Séverine Awenengo Dalberto

La première carte d’identité d’Afrique occidentale française (1946-1960)

Identifier et s’identifier au Sénégal au temps de la citoyenneté impériale

Cet article explore le projet et la mise en œuvre au Sénégal de l’arrêté général du 17 octobre 1949 qui institua en Afrique occidentale française (AOF) le port d’une carte d’identité fédérale. Ce projet correspondait à la volonté de généralisation et d’uniformisation de l’identification légale personnelle consécutive à la réforme de l’Empire après-guerre. La fin du régime de l’indigénat et l’octroi de la citoyenneté impériale requéraient en effet que s’établisse un rapport nouveau entre l’État et des individus singuliers, en rupture avec l’approche catégorielle qui avait jusqu’alors été au fondement du gouvernement impérial. Si, à travers l’analyse de l’extension de l’état civil dans les années 1950, l’historiographie a pu récemment éclairer les limites de la nouvelle gouvernementalité coloniale et l’ambivalence de la citoyenneté impériale, l’histoire de cette première carte d’identité est restée un angle mort de la recherche sur les dispositifs d’identification mis en place après-guerre. En mobilisant de nouveaux matériaux archivistiques et empiriques et par un changement d’échelle d’observation, cet article invite à poursuivre la réflexion entamée et à en nuancer certaines conclusions. Il s’attache non seulement à explorer la fabrique bureaucratique, sociale et politique de la carte d’identité, à questionner les régimes de véridiction de l’identité légale, mais aussi à éclairer la manière dont des Africains et des Africaines envisagèrent ces documents, qui furent aussi des supports d’expériences du monde social et, parfois, intime.

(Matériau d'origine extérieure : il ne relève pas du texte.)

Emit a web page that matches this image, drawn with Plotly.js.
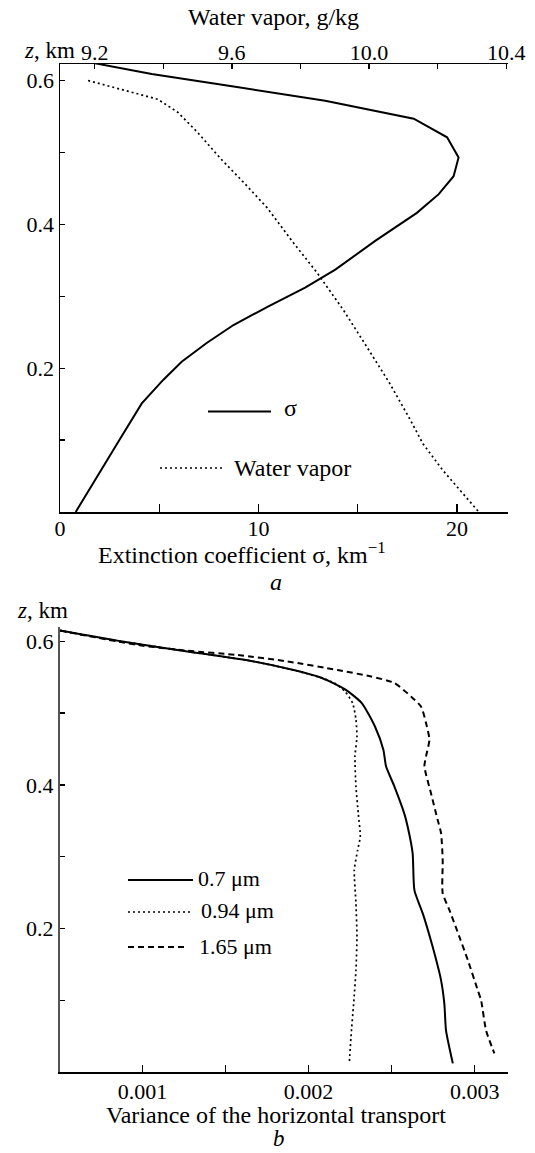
<!DOCTYPE html>
<html><head><meta charset="utf-8">
<script src="https://cdn.plot.ly/plotly-3.0.1.min.js"></script>
<style>html,body{margin:0;padding:0;background:#fff}</style>
</head><body><div id="chart" style="width:535px;height:1153px"></div>
<script>
// ---- panel a data ----
const sigmaVal = [0.79,1.93,3.03,4.12,5.21,6.13,7.39,8.74,10.50,12.35,13.87,15.88,17.98,19.08,19.83,20.08,19.50,17.82,13.36,8.91,6.13,4.62,1.2];
const sigmaZ   = [0,0.051,0.102,0.151,0.184,0.209,0.235,0.260,0.286,0.312,0.337,0.377,0.416,0.442,0.467,0.493,0.521,0.547,0.572,0.591,0.602,0.609,0.627];
const vaporVal = [9.181,9.278,9.384,9.442,9.50,9.568,9.635,9.703,9.78,9.848,9.925,9.993,10.06,10.118,10.157,10.215,10.273,10.32];
const vaporZ   = [0.6,0.588,0.574,0.556,0.528,0.491,0.458,0.423,0.374,0.333,0.281,0.230,0.179,0.130,0.095,0.058,0.026,0];
// ---- panel b data ----
const var07 = [0.000504,0.00087,0.00127,0.00167,0.00191,0.00208,0.00222,0.00232,0.0024,0.00245,0.002466,0.002516,0.002576,0.002596,0.002626,0.002637,0.002687,0.002747,0.002797,0.002817,0.002827,0.002868];
const z07   = [0.615,0.600,0.586,0.572,0.560,0.549,0.533,0.514,0.481,0.449,0.426,0.398,0.360,0.342,0.305,0.253,0.221,0.174,0.128,0.095,0.058,0.012];
const var094 = [0.000504,0.00087,0.00127,0.00167,0.00191,0.00208,0.002155,0.00222,0.002265,0.002285,0.002291,0.002279,0.002285,0.002299,0.002311,0.002295,0.002275,0.002285,0.002291,0.002285,0.002271,0.002255,0.002245];
const z094   = [0.615,0.600,0.586,0.572,0.560,0.549,0.542,0.530,0.514,0.491,0.467,0.440,0.398,0.360,0.328,0.309,0.281,0.235,0.188,0.142,0.095,0.049,0.012];
const var165 = [0.000504,0.00097,0.00127,0.001572,0.001873,0.002175,0.002376,0.002516,0.002617,0.002677,0.002707,0.002727,0.002707,0.002697,0.002737,0.002777,0.002797,0.002807,0.002807,0.002847,0.002908,0.002958,0.003018,0.003038,0.003068,0.003118];
const z165   = [0.615,0.595,0.587,0.581,0.572,0.560,0.551,0.542,0.523,0.509,0.486,0.463,0.440,0.426,0.388,0.351,0.333,0.295,0.249,0.226,0.188,0.156,0.114,0.100,0.058,0.026];
// ---- tick labels ----
const sigmaTicks = [0,10,20];
const vaporTicks = [9.2,9.6,10.0,10.4];
const vaporTickText = ['9.2','9.6','10.0','10.4'];
const zTicks = [0.2,0.4,0.6];
const zTickText = ['0.2','0.4','0.6'];
const varTicks = [0.001,0.002,0.003];
const varTickText = ['0.001','0.002','0.003'];
const legendA = ['σ','Water vapor'];
const legendB = ['0.7 μm','0.94 μm','1.65 μm'];

const FONT = "'Liberation Serif', 'Times New Roman', serif";
const W = 535, H = 1153;
const px = v => v / W;
const py = v => 1 - v / H;
const DOT = '2px,3px';
const DASH = '6px,4px';

const traces = [
  {x: sigmaVal, y: sigmaZ, xaxis:'x', yaxis:'y', mode:'lines', line:{color:'black', width:2}},
  {x: vaporVal, y: vaporZ, xaxis:'x2', yaxis:'y', mode:'lines', line:{color:'black', width:1.7, dash:DOT}},
  {x: var07, y: z07, xaxis:'x3', yaxis:'y3', mode:'lines', line:{color:'black', width:2, shape:'spline', smoothing:0.6}},
  {x: var094, y: z094, xaxis:'x3', yaxis:'y3', mode:'lines', line:{color:'black', width:1.7, dash:DOT, shape:'spline', smoothing:0.6}},
  {x: var165, y: z165, xaxis:'x3', yaxis:'y3', mode:'lines', line:{color:'black', width:2, dash:DASH, shape:'spline', smoothing:0.6}}
];

const tf = {family: FONT, size: 22, color: 'black'};
function ax(extra) {
  return Object.assign({
    showline: true, linecolor: 'black', linewidth: 1.5,
    showgrid: false, zeroline: false, ticks: 'inside', tickcolor: 'black', tickwidth: 1.3,
    tickfont: tf, tickmode: 'array', fixedrange: true
  }, extra);
}
const xdom = [px(60), px(508)];

const layout = {
  width: W, height: H, margin: {l:0, r:0, t:0, b:0},
  paper_bgcolor: 'white', plot_bgcolor: 'white', showlegend: false,
  font: {family: FONT, size: 22, color: 'black'},
  xaxis: ax({domain: xdom, anchor: 'y', range: [0, 22.57], tickvals: sigmaTicks, ticklen: 8,
    ticklabelstandoff: -4,
    minor: {tickmode:'array', tickvals: [5,15], ticks: 'inside', ticklen: 8, tickwidth: 1.3, tickcolor: 'black'}}),
  xaxis2: ax({overlaying: 'x', anchor: 'y', side: 'top', range: [9.099, 10.405], tickvals: vaporTicks, ticktext: vaporTickText, ticklen: 4.5,
    ticklabelstandoff: -6,
    minor: {tickmode:'array', tickvals: [9.4,9.8,10.2], ticks: 'inside', ticklen: 4.5, tickwidth: 1.3, tickcolor: 'black'}}),
  yaxis: ax({domain: [py(512), py(64)], anchor: 'x', range: [0, 0.623], tickvals: zTicks, ticktext: zTickText, ticklen: 4.5,
    minor: {tickmode:'array', tickvals: [0.1,0.3,0.5], ticks: 'inside', ticklen: 4.5, tickwidth: 1.3, tickcolor: 'black'}}),
  xaxis3: ax({domain: xdom, anchor: 'y3', range: [0.000504, 0.0032], tickvals: varTicks, ticktext: varTickText, ticklen: 7,
    ticklabelstandoff: -1,
    minor: {tickmode:'array', tickvals: [0.0015,0.0025], ticks: 'inside', ticklen: 7, tickwidth: 1.3, tickcolor: 'black'}}),
  yaxis3: ax({domain: [py(1072), py(627)], anchor: 'x3', range: [0, 0.62], tickvals: zTicks, ticktext: zTickText, ticklen: 4.5,
    linecolor: '#555', linewidth: 2,
    minor: {tickmode:'array', tickvals: [0.1,0.3,0.5], ticks: 'inside', ticklen: 4.5, tickwidth: 1.3, tickcolor: 'black'}}),
  shapes: [
    {type:'line', xref:'paper', yref:'paper', x0:px(208), x1:px(271), y0:py(411.5), y1:py(411.5), line:{color:'black', width:2}},
    {type:'line', xref:'paper', yref:'paper', x0:px(160), x1:px(222), y0:py(468), y1:py(468), line:{color:'black', width:1.7, dash:DOT}},
    {type:'line', xref:'paper', yref:'paper', x0:px(128), x1:px(193), y0:py(880), y1:py(880), line:{color:'black', width:2}},
    {type:'line', xref:'paper', yref:'paper', x0:px(128), x1:px(190), y0:py(912), y1:py(912), line:{color:'black', width:1.7, dash:DOT}},
    {type:'line', xref:'paper', yref:'paper', x0:px(128), x1:px(187), y0:py(947), y1:py(947), line:{color:'black', width:2, dash:DASH}}
  ],
  annotations: []
};

function ann(text, x, y, size, xanchor) {
  layout.annotations.push({text: text, xref:'paper', yref:'paper', x: px(x), y: py(y),
    xanchor: xanchor || 'center', yanchor: 'middle', showarrow: false,
    font: {family: FONT, size: size, color: 'black'}});
}
ann('Water vapor, g/kg', 273, 17, 24);
ann('<i>z</i>, km', 22, 51, 23, 'left');
ann('Extinction coefficient σ, km<sup>−1</sup>', 242, 553, 24);
ann('<i>a</i>', 276, 582, 24);
ann('<i>z</i>, km', 15, 610, 23, 'left');
ann('Variance of the horizontal transport', 276, 1115, 24);
ann('<i>b</i>', 279, 1138, 23);
ann(legendA[0], 282, 408, 24, 'left');
ann(legendA[1], 232, 468, 24, 'left');
ann(legendB[0], 196, 879, 22, 'left');
ann(legendB[1], 199, 910, 22, 'left');
ann(legendB[2], 197, 946, 22, 'left');

Plotly.newPlot('chart', traces, layout, {displayModeBar: false, staticPlot: true});
</script>
</body></html>
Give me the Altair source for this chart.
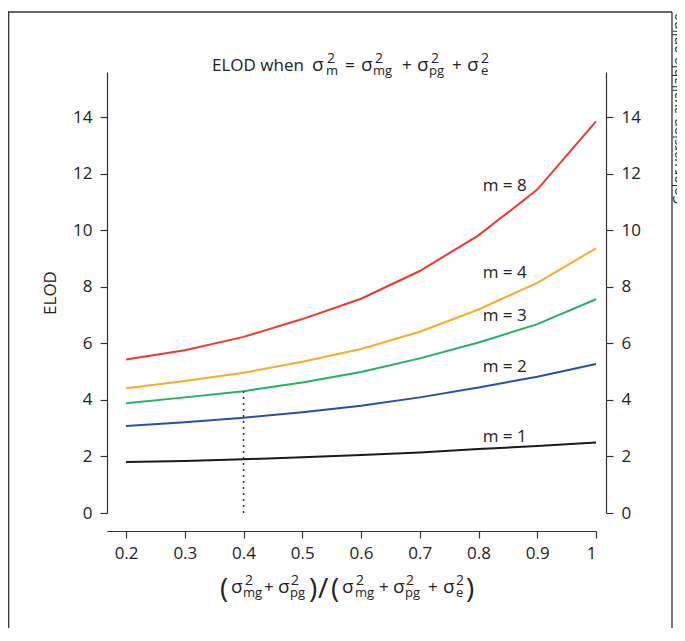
import altair as alt
import pandas as pd

# ---------------- data ----------------
x_vals = [0.2, 0.3, 0.4, 0.5, 0.6, 0.7, 0.8, 0.9, 1.0]
elod_m1 = [1.80, 1.84, 1.90, 1.97, 2.05, 2.14, 2.26, 2.37, 2.49]
elod_m2 = [3.08, 3.21, 3.37, 3.56, 3.79, 4.09, 4.44, 4.82, 5.27]
elod_m3 = [3.88, 4.09, 4.31, 4.62, 4.99, 5.47, 6.03, 6.68, 7.56]
elod_m4 = [4.41, 4.67, 4.96, 5.35, 5.80, 6.41, 7.20, 8.14, 9.36]
elod_m8 = [5.43, 5.76, 6.23, 6.86, 7.58, 8.56, 9.82, 11.44, 13.85]
series_names = ["m = 1", "m = 2", "m = 3", "m = 4", "m = 8"]
series_colors = ["#1a1a1a", "#2a4ea6", "#27af63", "#f9ab2e", "#ec3b2c"]
label_x = [0.807, 0.807, 0.807, 0.807, 0.807]
label_y = [2.70, 5.16, 6.97, 8.49, 11.56]
x_ticks = [0.2, 0.3, 0.4, 0.5, 0.6, 0.7, 0.8, 0.9, 1.0]
y_ticks = [0, 2, 4, 6, 8, 10, 12, 14]
dotted_x = 0.4
dotted_top = elod_m3[2]

FONT = "Open Sans"
W, H = 489, 441
PX0, PY0 = 107, 72  # page position of the plot area

rows = []
for name, vals in zip(series_names, [elod_m1, elod_m2, elod_m3, elod_m4, elod_m8]):
    for xv, yv in zip(x_vals, vals):
        rows.append({"x": xv, "elod": yv, "m": name})
df = pd.DataFrame(rows)
labels_df = pd.DataFrame({"x": label_x, "y": label_y, "t": series_names})
dot_df = pd.DataFrame({"x": [dotted_x], "y0": [0.0], "y1": [dotted_top]})

xscale = alt.Scale(domain=[0.1675, 1.0], nice=False, zero=False)
yscale = alt.Scale(domain=[0, 15.6], nice=False, zero=False)


def x_axis():
    return alt.Axis(values=x_ticks, format="~g", offset=18, title=None,
                    labelPadding=7, grid=False)


lines = alt.Chart(df).mark_line(strokeWidth=2).encode(
    x=alt.X("x:Q", scale=xscale, axis=x_axis()),
    y=alt.Y("elod:Q", scale=yscale,
            axis=alt.Axis(values=y_ticks, orient="left", title="ELOD",
                          titlePadding=13, labelPadding=8, grid=False)),
    color=alt.Color("m:N", scale=alt.Scale(domain=series_names, range=series_colors),
                    legend=None),
)

dotted = alt.Chart(dot_df).mark_rule(strokeDash=[2, 4], strokeWidth=1.5, color="#333").encode(
    x=alt.X("x:Q", scale=xscale, axis=x_axis()),
    y=alt.Y("y0:Q", scale=yscale,
            axis=alt.Axis(values=y_ticks, orient="right", offset=10, title=None,
                          labelPadding=8, grid=False)),
    y2="y1:Q",
)

labels = alt.Chart(labels_df).mark_text(
    align="left", baseline="middle", font=FONT, fontSize=17, color="#222"
).encode(
    x=alt.X("x:Q", scale=xscale, axis=x_axis()),
    y=alt.Y("y:Q", scale=yscale, axis=None),
    text="t:N",
)

# ---------- typeset pieces for title and x-axis title (page px) ----------
SIZES = {"main": 17, "sig": 19, "sup": 14, "sub": 13, "big": 28}
title_pieces = [
    ("ELOD when", 212, "main"), ("σ", 312, "sig"), ("2", 327, "sup"), ("m", 326, "sub"),
    ("=", 345, "main"), ("σ", 361, "sig"), ("2", 375, "sup"), ("mg", 373, "sub"),
    ("+", 402, "main"), ("σ", 417, "sig"), ("2", 431, "sup"), ("pg", 429, "sub"),
    ("+", 452, "main"), ("σ", 467, "sig"), ("2", 481, "sup"), ("e", 481, "sub"),
]
title_base = {"main": 71, "sig": 71, "sup": 63, "sub": 75}
xt_pieces = [
    ("(", 220, "big"), ("σ", 231, "sig"), ("2", 245, "sup"), ("mg", 243, "sub"),
    ("+", 264, "main"), ("σ", 278, "sig"), ("2", 291, "sup"), ("pg", 290, "sub"),
    (")", 309, "big"), ("/", 318, "big"), ("(", 331, "big"),
    ("σ", 342, "sig"), ("2", 356, "sup"), ("mg", 355, "sub"),
    ("+", 379, "main"), ("σ", 393, "sig"), ("2", 406, "sup"), ("pg", 405, "sub"),
    ("+", 428, "main"), ("σ", 443, "sig"), ("2", 456, "sup"), ("e", 456, "sub"),
    (")", 466, "big"),
]
xt_base = {"main": 593, "sig": 593, "sup": 585, "sub": 597, "big": 598}

one = alt.Data(values=[{"k": 1}])
deco = []
for txt, px, kind in title_pieces:
    deco.append(alt.Chart(one).mark_text(
        text=txt, align="left", baseline="alphabetic", font=FONT,
        fontSize=SIZES[kind], color="#222"
    ).encode(x=alt.value(px - PX0), y=alt.value(title_base[kind] - PY0)))
for txt, px, kind in xt_pieces:
    deco.append(alt.Chart(one).mark_text(
        text=txt, align="left", baseline="alphabetic", font=FONT,
        fontSize=SIZES[kind], color="#222"
    ).encode(x=alt.value(px - PX0), y=alt.value(xt_base[kind] - PY0)))

# outer frame (three sides visible) and side note
FL, FT, FR, FB = 8, 12, 672, 645
frame = [
    alt.Chart(one).mark_rule(color="#333", strokeWidth=1.3).encode(
        x=alt.value(FL + 0.7 - PX0), y=alt.value(FT - PY0), y2=alt.value(FB - PY0)),
    alt.Chart(one).mark_rule(color="#333", strokeWidth=1.3).encode(
        x=alt.value(FR - PX0), y=alt.value(FT - PY0), y2=alt.value(FB - PY0)),
    alt.Chart(one).mark_rule(color="#333", strokeWidth=1.3).encode(
        x=alt.value(FL - PX0), x2=alt.value(FR - PX0), y=alt.value(FT - PY0)),
]
side = alt.Chart(one).mark_text(
    text="Color version available online", angle=270, align="right",
    baseline="alphabetic", font=FONT, fontSize=14, color="#222"
).encode(x=alt.value(683 - PX0), y=alt.value(13 - PY0))

# page is 685 x 641 with an 8 px body margin on every side: keep the svg
# inside 8..677 horizontally and 8..628 vertically so nothing scrolls
PAD_L, PAD_T = PX0 - 8, PY0 - 8
PAD_R = 677 - 8 - PAD_L - W
PAD_B = 628 - 8 - PAD_T - H

chart = alt.layer(lines, dotted, labels, *deco, *frame, side).resolve_axis(
    y="independent"
).properties(
    width=W, height=H,
    autosize=alt.AutoSizeParams(type="none"),
    padding={"left": PAD_L, "top": PAD_T, "right": PAD_R, "bottom": PAD_B},
).configure_view(stroke=None).configure_axis(
    labelFont=FONT, labelFontSize=17, labelColor="#222",
    titleFont=FONT, titleFontSize=17, titleFontWeight="normal", titleColor="#222",
    domainColor="#333", tickColor="#333", tickSize=7, domainWidth=1.2, tickWidth=1.2,
)

chart.save("out.html", embed_options={"renderer": "svg", "actions": False})
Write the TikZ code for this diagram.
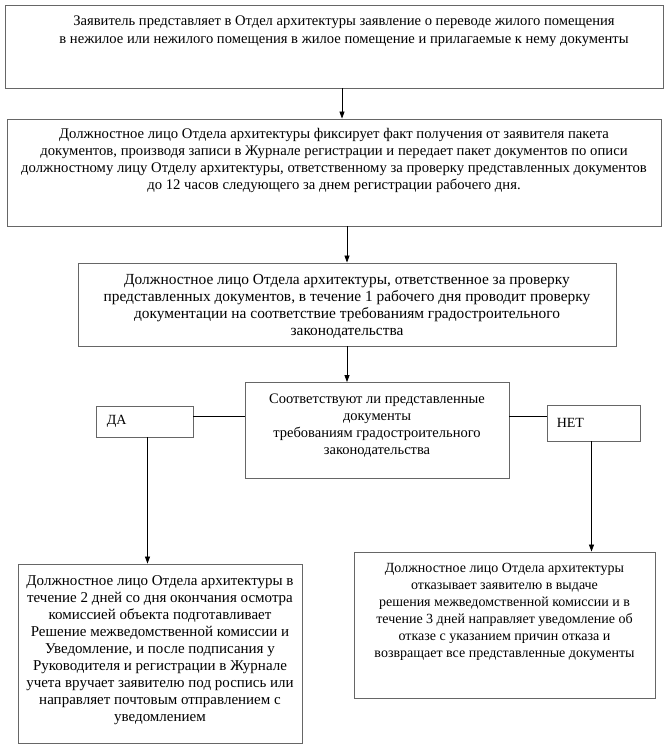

The First French West African Identity Card (1946-1960): Identifying

and Being Identified in Senegal in the Time of Imperial Citizenship

This article explores the project that became the decree of October 17, 1949, obliging inhabitants of West French Africa to carry a federal identity card, and its implementation in Senegal. This project echoed the desire to generalize and standardize personal legal identification following the postwar reform of the French Empire. The end of the Code de l’indigénat and the granting of imperial citizenship implied a new relationship between the state and individual persons, breaking away from the categorical approach previously at the core of imperial government. Historiography has highlighted the limits of this new colonial governmentality and the ambivalence of imperial citizenship, in particular through the analysis of the extension of the état civil (civil registry) in the 1950s. However, the history of this first identity card has been overlooked in research on the identification measures established after the war. Drawing on previously unused archival sources and empirical materials, and shifting the scale of analysis, this article seeks to extend this reflection and nuance some of the earlier findings. It explores the bureaucratic, social, and political fabric of the identity card and examines the regimes underpinning legal identity, while also seeking to shed light on the ways in which Africans perceived these documents, which were simultaneously sites of social and even intimate experiences.